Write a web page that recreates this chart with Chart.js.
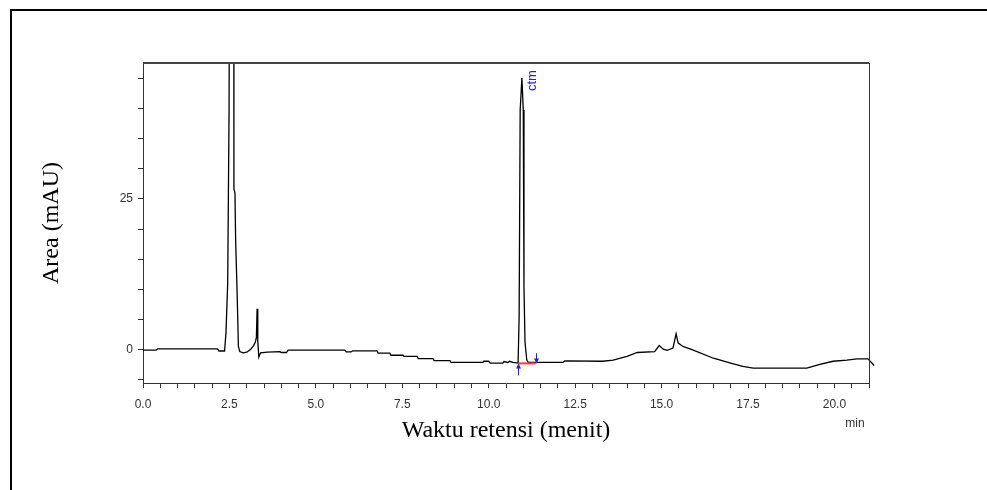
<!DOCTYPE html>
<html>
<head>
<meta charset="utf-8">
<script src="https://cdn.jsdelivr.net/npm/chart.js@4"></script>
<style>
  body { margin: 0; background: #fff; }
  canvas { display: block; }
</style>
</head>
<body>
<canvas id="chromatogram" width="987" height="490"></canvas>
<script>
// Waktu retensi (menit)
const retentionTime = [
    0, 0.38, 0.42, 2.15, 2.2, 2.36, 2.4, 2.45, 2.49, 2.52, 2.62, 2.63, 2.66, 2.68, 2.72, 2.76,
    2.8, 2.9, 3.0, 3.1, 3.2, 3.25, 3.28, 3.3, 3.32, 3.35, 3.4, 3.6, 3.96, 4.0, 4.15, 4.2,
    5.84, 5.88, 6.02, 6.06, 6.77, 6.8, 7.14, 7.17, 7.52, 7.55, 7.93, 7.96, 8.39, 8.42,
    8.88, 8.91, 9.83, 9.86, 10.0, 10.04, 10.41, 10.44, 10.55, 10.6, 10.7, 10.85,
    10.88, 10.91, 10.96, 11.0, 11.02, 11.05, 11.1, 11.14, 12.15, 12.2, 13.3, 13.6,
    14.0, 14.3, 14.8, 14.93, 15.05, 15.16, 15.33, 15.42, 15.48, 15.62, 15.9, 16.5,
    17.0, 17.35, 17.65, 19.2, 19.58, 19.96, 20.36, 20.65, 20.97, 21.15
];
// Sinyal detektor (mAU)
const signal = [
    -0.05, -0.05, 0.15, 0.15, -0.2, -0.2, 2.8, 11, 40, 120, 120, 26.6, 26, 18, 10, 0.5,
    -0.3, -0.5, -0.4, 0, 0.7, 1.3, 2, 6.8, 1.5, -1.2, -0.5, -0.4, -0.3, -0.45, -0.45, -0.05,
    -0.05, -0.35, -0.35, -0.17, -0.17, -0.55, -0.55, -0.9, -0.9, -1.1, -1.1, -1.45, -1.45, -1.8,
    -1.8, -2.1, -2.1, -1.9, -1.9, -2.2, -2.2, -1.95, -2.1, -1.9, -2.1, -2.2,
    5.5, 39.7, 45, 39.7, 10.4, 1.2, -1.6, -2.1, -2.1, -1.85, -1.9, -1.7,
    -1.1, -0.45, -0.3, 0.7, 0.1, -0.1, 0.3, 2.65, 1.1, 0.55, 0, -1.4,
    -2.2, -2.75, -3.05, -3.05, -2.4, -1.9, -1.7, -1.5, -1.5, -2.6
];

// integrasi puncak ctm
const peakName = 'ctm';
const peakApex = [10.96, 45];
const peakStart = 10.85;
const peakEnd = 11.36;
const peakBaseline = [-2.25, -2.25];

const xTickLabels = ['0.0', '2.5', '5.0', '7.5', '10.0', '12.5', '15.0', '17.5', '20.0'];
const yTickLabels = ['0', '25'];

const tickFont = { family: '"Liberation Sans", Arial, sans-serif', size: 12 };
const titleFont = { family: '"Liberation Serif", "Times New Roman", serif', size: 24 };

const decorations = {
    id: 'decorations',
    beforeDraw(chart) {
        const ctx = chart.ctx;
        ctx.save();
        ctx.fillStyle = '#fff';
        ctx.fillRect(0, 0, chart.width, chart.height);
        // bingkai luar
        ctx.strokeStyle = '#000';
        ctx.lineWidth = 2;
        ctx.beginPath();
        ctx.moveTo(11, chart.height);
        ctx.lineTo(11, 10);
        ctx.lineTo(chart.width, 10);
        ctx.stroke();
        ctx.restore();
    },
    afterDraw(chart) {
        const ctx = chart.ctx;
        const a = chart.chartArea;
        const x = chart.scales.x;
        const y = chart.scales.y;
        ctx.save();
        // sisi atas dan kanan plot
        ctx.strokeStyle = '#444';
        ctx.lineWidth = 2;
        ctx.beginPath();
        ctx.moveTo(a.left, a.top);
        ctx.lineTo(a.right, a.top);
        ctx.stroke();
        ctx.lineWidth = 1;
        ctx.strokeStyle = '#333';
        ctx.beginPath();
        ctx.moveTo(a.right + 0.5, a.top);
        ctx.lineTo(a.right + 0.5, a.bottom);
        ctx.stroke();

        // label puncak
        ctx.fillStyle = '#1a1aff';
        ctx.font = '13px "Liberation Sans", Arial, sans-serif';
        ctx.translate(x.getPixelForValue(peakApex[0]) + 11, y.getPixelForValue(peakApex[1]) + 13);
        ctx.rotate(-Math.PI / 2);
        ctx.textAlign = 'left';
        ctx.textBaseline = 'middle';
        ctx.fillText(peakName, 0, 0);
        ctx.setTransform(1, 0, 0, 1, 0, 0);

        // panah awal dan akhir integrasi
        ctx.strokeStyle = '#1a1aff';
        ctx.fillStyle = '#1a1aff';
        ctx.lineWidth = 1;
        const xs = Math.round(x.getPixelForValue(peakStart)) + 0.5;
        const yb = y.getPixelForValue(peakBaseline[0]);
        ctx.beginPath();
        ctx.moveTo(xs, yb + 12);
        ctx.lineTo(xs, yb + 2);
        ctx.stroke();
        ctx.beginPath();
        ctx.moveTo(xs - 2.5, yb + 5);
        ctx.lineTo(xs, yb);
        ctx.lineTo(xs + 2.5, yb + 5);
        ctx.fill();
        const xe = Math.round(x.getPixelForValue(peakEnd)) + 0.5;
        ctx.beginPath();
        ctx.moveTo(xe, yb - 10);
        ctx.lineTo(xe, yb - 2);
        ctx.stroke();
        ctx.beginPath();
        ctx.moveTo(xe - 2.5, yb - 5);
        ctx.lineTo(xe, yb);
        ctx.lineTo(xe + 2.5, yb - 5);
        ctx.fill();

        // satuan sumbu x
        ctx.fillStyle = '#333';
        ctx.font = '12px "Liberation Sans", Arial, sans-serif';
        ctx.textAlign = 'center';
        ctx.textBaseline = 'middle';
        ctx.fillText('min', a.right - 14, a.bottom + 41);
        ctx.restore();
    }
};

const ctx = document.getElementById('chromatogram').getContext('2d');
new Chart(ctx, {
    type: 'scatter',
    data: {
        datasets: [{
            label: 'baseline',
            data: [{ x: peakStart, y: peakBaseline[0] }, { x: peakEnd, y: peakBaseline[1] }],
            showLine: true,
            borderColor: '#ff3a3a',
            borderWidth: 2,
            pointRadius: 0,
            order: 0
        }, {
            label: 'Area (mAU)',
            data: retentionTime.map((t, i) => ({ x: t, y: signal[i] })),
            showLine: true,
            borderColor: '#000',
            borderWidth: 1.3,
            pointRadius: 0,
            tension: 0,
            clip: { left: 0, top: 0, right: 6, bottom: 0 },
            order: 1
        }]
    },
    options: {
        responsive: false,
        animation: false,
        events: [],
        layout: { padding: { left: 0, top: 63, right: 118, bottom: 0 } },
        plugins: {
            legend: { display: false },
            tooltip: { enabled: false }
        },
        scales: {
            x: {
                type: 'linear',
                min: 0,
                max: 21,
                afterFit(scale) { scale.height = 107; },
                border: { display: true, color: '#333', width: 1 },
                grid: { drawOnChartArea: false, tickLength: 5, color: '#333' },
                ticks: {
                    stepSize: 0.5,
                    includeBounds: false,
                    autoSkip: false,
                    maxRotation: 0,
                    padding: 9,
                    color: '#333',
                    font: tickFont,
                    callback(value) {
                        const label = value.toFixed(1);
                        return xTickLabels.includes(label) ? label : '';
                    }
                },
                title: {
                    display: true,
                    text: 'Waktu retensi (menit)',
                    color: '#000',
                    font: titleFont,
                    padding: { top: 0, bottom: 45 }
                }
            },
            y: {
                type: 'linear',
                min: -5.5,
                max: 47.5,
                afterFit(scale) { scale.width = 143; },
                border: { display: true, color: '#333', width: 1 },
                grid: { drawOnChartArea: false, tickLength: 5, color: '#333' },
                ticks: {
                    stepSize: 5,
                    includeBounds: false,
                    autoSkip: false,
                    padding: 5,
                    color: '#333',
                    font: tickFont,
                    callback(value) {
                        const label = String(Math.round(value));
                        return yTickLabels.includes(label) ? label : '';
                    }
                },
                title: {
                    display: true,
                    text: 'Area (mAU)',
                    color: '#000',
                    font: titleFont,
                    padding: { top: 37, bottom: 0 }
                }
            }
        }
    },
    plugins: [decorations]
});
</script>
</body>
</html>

THE TASK:
Starting at the first line of the material, output exactly the lines up to and including the one with "serif', size: 24". Do not include the pictures.

WRITTEN ANSWER:
Write a web page that recreates this chart with Chart.js.
<!DOCTYPE html>
<html>
<head>
<meta charset="utf-8">
<script src="https://cdn.jsdelivr.net/npm/chart.js@4"></script>
<style>
  body { margin: 0; background: #fff; }
  canvas { display: block; }
</style>
</head>
<body>
<canvas id="chromatogram" width="987" height="490"></canvas>
<script>
// Waktu retensi (menit)
const retentionTime = [
    0, 0.38, 0.42, 2.15, 2.2, 2.36, 2.4, 2.45, 2.49, 2.52, 2.62, 2.63, 2.66, 2.68, 2.72, 2.76,
    2.8, 2.9, 3.0, 3.1, 3.2, 3.25, 3.28, 3.3, 3.32, 3.35, 3.4, 3.6, 3.96, 4.0, 4.15, 4.2,
    5.84, 5.88, 6.02, 6.06, 6.77, 6.8, 7.14, 7.17, 7.52, 7.55, 7.93, 7.96, 8.39, 8.42,
    8.88, 8.91, 9.83, 9.86, 10.0, 10.04, 10.41, 10.44, 10.55, 10.6, 10.7, 10.85,
    10.88, 10.91, 10.96, 11.0, 11.02, 11.05, 11.1, 11.14, 12.15, 12.2, 13.3, 13.6,
    14.0, 14.3, 14.8, 14.93, 15.05, 15.16, 15.33, 15.42, 15.48, 15.62, 15.9, 16.5,
    17.0, 17.35, 17.65, 19.2, 19.58, 19.96, 20.36, 20.65, 20.97, 21.15
];
// Sinyal detektor (mAU)
const signal = [
    -0.05, -0.05, 0.15, 0.15, -0.2, -0.2, 2.8, 11, 40, 120, 120, 26.6, 26, 18, 10, 0.5,
    -0.3, -0.5, -0.4, 0, 0.7, 1.3, 2, 6.8, 1.5, -1.2, -0.5, -0.4, -0.3, -0.45, -0.45, -0.05,
    -0.05, -0.35, -0.35, -0.17, -0.17, -0.55, -0.55, -0.9, -0.9, -1.1, -1.1, -1.45, -1.45, -1.8,
    -1.8, -2.1, -2.1, -1.9, -1.9, -2.2, -2.2, -1.95, -2.1, -1.9, -2.1, -2.2,
    5.5, 39.7, 45, 39.7, 10.4, 1.2, -1.6, -2.1, -2.1, -1.85, -1.9, -1.7,
    -1.1, -0.45, -0.3, 0.7, 0.1, -0.1, 0.3, 2.65, 1.1, 0.55, 0, -1.4,
    -2.2, -2.75, -3.05, -3.05, -2.4, -1.9, -1.7, -1.5, -1.5, -2.6
];

// integrasi puncak ctm
const peakName = 'ctm';
const peakApex = [10.96, 45];
const peakStart = 10.85;
const peakEnd = 11.36;
const peakBaseline = [-2.25, -2.25];

const xTickLabels = ['0.0', '2.5', '5.0', '7.5', '10.0', '12.5', '15.0', '17.5', '20.0'];
const yTickLabels = ['0', '25'];

const tickFont = { family: '"Liberation Sans", Arial, sans-serif', size: 12 };
const titleFont = { family: '"Liberation Serif", "Times New Roman", serif', size: 24 };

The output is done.